AIM:
Will you write out the data exactly, excluding every picture?

RECORDED INFORMATION:
* start *
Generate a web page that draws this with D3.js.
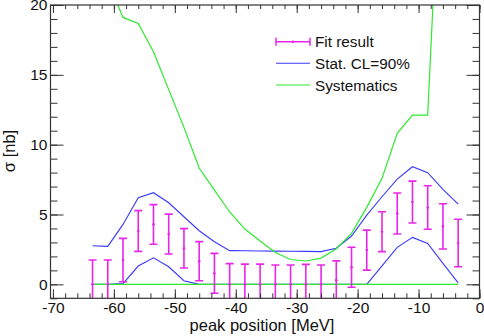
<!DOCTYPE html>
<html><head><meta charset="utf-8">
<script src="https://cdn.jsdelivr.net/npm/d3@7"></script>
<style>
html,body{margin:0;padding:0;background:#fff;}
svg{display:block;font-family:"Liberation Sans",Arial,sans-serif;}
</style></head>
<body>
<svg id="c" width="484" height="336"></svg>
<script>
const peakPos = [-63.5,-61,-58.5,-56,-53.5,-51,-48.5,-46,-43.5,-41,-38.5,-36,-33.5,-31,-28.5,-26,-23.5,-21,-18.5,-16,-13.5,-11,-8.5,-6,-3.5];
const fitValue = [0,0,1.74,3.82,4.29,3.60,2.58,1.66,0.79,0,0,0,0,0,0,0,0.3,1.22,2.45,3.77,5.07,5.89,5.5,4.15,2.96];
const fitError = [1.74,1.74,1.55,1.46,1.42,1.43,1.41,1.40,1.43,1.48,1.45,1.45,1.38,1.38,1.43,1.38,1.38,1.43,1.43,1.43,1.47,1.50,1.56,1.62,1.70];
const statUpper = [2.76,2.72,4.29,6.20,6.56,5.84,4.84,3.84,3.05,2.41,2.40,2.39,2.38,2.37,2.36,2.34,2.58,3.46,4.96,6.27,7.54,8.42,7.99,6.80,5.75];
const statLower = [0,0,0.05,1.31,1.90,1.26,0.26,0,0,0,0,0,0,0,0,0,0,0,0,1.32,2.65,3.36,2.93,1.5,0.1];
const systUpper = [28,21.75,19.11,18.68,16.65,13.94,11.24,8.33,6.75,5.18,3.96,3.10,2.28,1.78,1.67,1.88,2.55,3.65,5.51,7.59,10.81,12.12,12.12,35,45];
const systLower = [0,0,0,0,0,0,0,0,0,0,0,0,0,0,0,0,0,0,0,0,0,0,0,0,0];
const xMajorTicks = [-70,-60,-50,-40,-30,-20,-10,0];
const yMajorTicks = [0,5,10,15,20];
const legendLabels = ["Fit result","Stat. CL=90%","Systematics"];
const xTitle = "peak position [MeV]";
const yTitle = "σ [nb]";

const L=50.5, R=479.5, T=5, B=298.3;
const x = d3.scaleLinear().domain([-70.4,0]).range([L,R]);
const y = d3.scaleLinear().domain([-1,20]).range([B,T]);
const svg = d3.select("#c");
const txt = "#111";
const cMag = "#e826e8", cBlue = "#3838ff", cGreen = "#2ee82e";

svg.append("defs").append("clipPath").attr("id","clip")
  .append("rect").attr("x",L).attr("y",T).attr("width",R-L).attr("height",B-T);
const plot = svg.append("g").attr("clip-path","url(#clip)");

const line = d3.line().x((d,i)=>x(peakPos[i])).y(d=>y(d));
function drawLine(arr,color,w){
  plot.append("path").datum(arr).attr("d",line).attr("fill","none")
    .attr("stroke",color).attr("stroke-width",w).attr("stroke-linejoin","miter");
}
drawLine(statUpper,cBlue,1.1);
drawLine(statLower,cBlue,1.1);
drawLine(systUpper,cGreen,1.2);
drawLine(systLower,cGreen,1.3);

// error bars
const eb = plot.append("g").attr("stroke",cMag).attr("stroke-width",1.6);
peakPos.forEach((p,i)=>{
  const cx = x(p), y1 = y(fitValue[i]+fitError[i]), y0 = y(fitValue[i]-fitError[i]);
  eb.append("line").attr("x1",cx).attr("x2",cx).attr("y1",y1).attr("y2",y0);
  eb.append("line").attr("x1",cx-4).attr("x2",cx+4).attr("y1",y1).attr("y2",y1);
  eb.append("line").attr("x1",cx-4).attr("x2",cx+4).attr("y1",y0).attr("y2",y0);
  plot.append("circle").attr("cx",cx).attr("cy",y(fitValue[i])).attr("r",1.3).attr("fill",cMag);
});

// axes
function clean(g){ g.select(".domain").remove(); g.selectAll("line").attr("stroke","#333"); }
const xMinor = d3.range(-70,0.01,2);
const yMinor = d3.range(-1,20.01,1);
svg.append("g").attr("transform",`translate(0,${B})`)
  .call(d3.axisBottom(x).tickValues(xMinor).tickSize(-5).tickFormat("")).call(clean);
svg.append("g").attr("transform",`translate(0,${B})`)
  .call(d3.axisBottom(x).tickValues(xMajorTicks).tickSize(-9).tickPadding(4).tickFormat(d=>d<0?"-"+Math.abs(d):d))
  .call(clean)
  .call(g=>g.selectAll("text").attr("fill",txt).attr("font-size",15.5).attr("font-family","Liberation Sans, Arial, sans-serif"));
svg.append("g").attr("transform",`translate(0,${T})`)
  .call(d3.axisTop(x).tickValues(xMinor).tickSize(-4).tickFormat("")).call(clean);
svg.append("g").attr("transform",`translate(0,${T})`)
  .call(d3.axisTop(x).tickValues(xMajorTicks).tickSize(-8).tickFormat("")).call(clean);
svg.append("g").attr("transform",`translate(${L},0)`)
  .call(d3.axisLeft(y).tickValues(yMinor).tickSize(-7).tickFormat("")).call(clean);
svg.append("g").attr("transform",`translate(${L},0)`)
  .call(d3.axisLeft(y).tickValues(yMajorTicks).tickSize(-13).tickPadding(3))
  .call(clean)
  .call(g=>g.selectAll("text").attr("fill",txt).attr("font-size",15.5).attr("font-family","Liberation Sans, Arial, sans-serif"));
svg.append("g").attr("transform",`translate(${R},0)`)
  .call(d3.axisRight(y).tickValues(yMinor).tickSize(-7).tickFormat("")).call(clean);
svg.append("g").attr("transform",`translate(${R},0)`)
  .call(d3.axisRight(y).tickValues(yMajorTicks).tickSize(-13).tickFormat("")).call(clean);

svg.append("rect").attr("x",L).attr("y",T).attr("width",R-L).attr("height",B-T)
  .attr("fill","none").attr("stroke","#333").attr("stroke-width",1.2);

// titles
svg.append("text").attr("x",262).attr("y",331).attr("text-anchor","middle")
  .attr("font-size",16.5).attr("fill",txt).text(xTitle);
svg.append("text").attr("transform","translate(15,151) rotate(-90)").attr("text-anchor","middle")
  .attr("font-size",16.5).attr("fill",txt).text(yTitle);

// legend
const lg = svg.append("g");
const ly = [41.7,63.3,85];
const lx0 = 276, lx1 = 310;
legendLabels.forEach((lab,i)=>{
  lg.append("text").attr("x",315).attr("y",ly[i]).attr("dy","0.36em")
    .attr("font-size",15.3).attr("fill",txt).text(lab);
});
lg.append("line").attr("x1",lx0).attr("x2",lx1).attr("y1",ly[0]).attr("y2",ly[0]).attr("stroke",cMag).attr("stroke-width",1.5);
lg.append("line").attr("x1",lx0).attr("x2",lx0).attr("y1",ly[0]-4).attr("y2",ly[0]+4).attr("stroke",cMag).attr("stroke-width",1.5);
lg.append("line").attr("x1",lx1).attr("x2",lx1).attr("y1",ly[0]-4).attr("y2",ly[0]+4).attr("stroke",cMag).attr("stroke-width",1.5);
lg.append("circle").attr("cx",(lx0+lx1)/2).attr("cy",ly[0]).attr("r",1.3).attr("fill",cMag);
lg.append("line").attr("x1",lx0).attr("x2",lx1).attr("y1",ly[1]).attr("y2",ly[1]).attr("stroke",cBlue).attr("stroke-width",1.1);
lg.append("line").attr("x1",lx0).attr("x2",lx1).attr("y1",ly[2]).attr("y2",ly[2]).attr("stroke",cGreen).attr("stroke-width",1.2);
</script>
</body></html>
* end *
COMPLETED EXERCISE:
Generate a web page that draws this with D3.js.
<!DOCTYPE html>
<html><head><meta charset="utf-8">
<script src="https://cdn.jsdelivr.net/npm/d3@7"></script>
<style>
html,body{margin:0;padding:0;background:#fff;}
svg{display:block;font-family:"Liberation Sans",Arial,sans-serif;}
</style></head>
<body>
<svg id="c" width="484" height="336"></svg>
<script>
const peakPos = [-63.5,-61,-58.5,-56,-53.5,-51,-48.5,-46,-43.5,-41,-38.5,-36,-33.5,-31,-28.5,-26,-23.5,-21,-18.5,-16,-13.5,-11,-8.5,-6,-3.5];
const fitValue = [0,0,1.74,3.82,4.29,3.60,2.58,1.66,0.79,0,0,0,0,0,0,0,0.3,1.22,2.45,3.77,5.07,5.89,5.5,4.15,2.96];
const fitError = [1.74,1.74,1.55,1.46,1.42,1.43,1.41,1.40,1.43,1.48,1.45,1.45,1.38,1.38,1.43,1.38,1.38,1.43,1.43,1.43,1.47,1.50,1.56,1.62,1.70];
const statUpper = [2.76,2.72,4.29,6.20,6.56,5.84,4.84,3.84,3.05,2.41,2.40,2.39,2.38,2.37,2.36,2.34,2.58,3.46,4.96,6.27,7.54,8.42,7.99,6.80,5.75];
const statLower = [0,0,0.05,1.31,1.90,1.26,0.26,0,0,0,0,0,0,0,0,0,0,0,0,1.32,2.65,3.36,2.93,1.5,0.1];
const systUpper = [28,21.75,19.11,18.68,16.65,13.94,11.24,8.33,6.75,5.18,3.96,3.10,2.28,1.78,1.67,1.88,2.55,3.65,5.51,7.59,10.81,12.12,12.12,35,45];
const systLower = [0,0,0,0,0,0,0,0,0,0,0,0,0,0,0,0,0,0,0,0,0,0,0,0,0];
const xMajorTicks = [-70,-60,-50,-40,-30,-20,-10,0];
const yMajorTicks = [0,5,10,15,20];
const legendLabels = ["Fit result","Stat. CL=90%","Systematics"];
const xTitle = "peak position [MeV]";
const yTitle = "σ [nb]";

const L=50.5, R=479.5, T=5, B=298.3;
const x = d3.scaleLinear().domain([-70.4,0]).range([L,R]);
const y = d3.scaleLinear().domain([-1,20]).range([B,T]);
const svg = d3.select("#c");
const txt = "#111";
const cMag = "#e826e8", cBlue = "#3838ff", cGreen = "#2ee82e";

svg.append("defs").append("clipPath").attr("id","clip")
  .append("rect").attr("x",L).attr("y",T).attr("width",R-L).attr("height",B-T);
const plot = svg.append("g").attr("clip-path","url(#clip)");

const line = d3.line().x((d,i)=>x(peakPos[i])).y(d=>y(d));
function drawLine(arr,color,w){
  plot.append("path").datum(arr).attr("d",line).attr("fill","none")
    .attr("stroke",color).attr("stroke-width",w).attr("stroke-linejoin","miter");
}
drawLine(statUpper,cBlue,1.1);
drawLine(statLower,cBlue,1.1);
drawLine(systUpper,cGreen,1.2);
drawLine(systLower,cGreen,1.3);

// error bars
const eb = plot.append("g").attr("stroke",cMag).attr("stroke-width",1.6);
peakPos.forEach((p,i)=>{
  const cx = x(p), y1 = y(fitValue[i]+fitError[i]), y0 = y(fitValue[i]-fitError[i]);
  eb.append("line").attr("x1",cx).attr("x2",cx).attr("y1",y1).attr("y2",y0);
  eb.append("line").attr("x1",cx-4).attr("x2",cx+4).attr("y1",y1).attr("y2",y1);
  eb.append("line").attr("x1",cx-4).attr("x2",cx+4).attr("y1",y0).attr("y2",y0);
  plot.append("circle").attr("cx",cx).attr("cy",y(fitValue[i])).attr("r",1.3).attr("fill",cMag);
});

// axes
function clean(g){ g.select(".domain").remove(); g.selectAll("line").attr("stroke","#333"); }
const xMinor = d3.range(-70,0.01,2);
const yMinor = d3.range(-1,20.01,1);
svg.append("g").attr("transform",`translate(0,${B})`)
  .call(d3.axisBottom(x).tickValues(xMinor).tickSize(-5).tickFormat("")).call(clean);
svg.append("g").attr("transform",`translate(0,${B})`)
  .call(d3.axisBottom(x).tickValues(xMajorTicks).tickSize(-9).tickPadding(4).tickFormat(d=>d<0?"-"+Math.abs(d):d))
  .call(clean)
  .call(g=>g.selectAll("text").attr("fill",txt).attr("font-size",15.5).attr("font-family","Liberation Sans, Arial, sans-serif"));
svg.append("g").attr("transform",`translate(0,${T})`)
  .call(d3.axisTop(x).tickValues(xMinor).tickSize(-4).tickFormat("")).call(clean);
svg.append("g").attr("transform",`translate(0,${T})`)
  .call(d3.axisTop(x).tickValues(xMajorTicks).tickSize(-8).tickFormat("")).call(clean);
svg.append("g").attr("transform",`translate(${L},0)`)
  .call(d3.axisLeft(y).tickValues(yMinor).tickSize(-7).tickFormat("")).call(clean);
svg.append("g").attr("transform",`translate(${L},0)`)
  .call(d3.axisLeft(y).tickValues(yMajorTicks).tickSize(-13).tickPadding(3))
  .call(clean)
  .call(g=>g.selectAll("text").attr("fill",txt).attr("font-size",15.5).attr("font-family","Liberation Sans, Arial, sans-serif"));
svg.append("g").attr("transform",`translate(${R},0)`)
  .call(d3.axisRight(y).tickValues(yMinor).tickSize(-7).tickFormat("")).call(clean);
svg.append("g").attr("transform",`translate(${R},0)`)
  .call(d3.axisRight(y).tickValues(yMajorTicks).tickSize(-13).tickFormat("")).call(clean);

svg.append("rect").attr("x",L).attr("y",T).attr("width",R-L).attr("height",B-T)
  .attr("fill","none").attr("stroke","#333").attr("stroke-width",1.2);

// titles
svg.append("text").attr("x",262).attr("y",331).attr("text-anchor","middle")
  .attr("font-size",16.5).attr("fill",txt).text(xTitle);
svg.append("text").attr("transform","translate(15,151) rotate(-90)").attr("text-anchor","middle")
  .attr("font-size",16.5).attr("fill",txt).text(yTitle);

// legend
const lg = svg.append("g");
const ly = [41.7,63.3,85];
const lx0 = 276, lx1 = 310;
legendLabels.forEach((lab,i)=>{
  lg.append("text").attr("x",315).attr("y",ly[i]).attr("dy","0.36em")
    .attr("font-size",15.3).attr("fill",txt).text(lab);
});
lg.append("line").attr("x1",lx0).attr("x2",lx1).attr("y1",ly[0]).attr("y2",ly[0]).attr("stroke",cMag).attr("stroke-width",1.5);
lg.append("line").attr("x1",lx0).attr("x2",lx0).attr("y1",ly[0]-4).attr("y2",ly[0]+4).attr("stroke",cMag).attr("stroke-width",1.5);
lg.append("line").attr("x1",lx1).attr("x2",lx1).attr("y1",ly[0]-4).attr("y2",ly[0]+4).attr("stroke",cMag).attr("stroke-width",1.5);
lg.append("circle").attr("cx",(lx0+lx1)/2).attr("cy",ly[0]).attr("r",1.3).attr("fill",cMag);
lg.append("line").attr("x1",lx0).attr("x2",lx1).attr("y1",ly[1]).attr("y2",ly[1]).attr("stroke",cBlue).attr("stroke-width",1.1);
lg.append("line").attr("x1",lx0).attr("x2",lx1).attr("y1",ly[2]).attr("y2",ly[2]).attr("stroke",cGreen).attr("stroke-width",1.2);
</script>
</body></html>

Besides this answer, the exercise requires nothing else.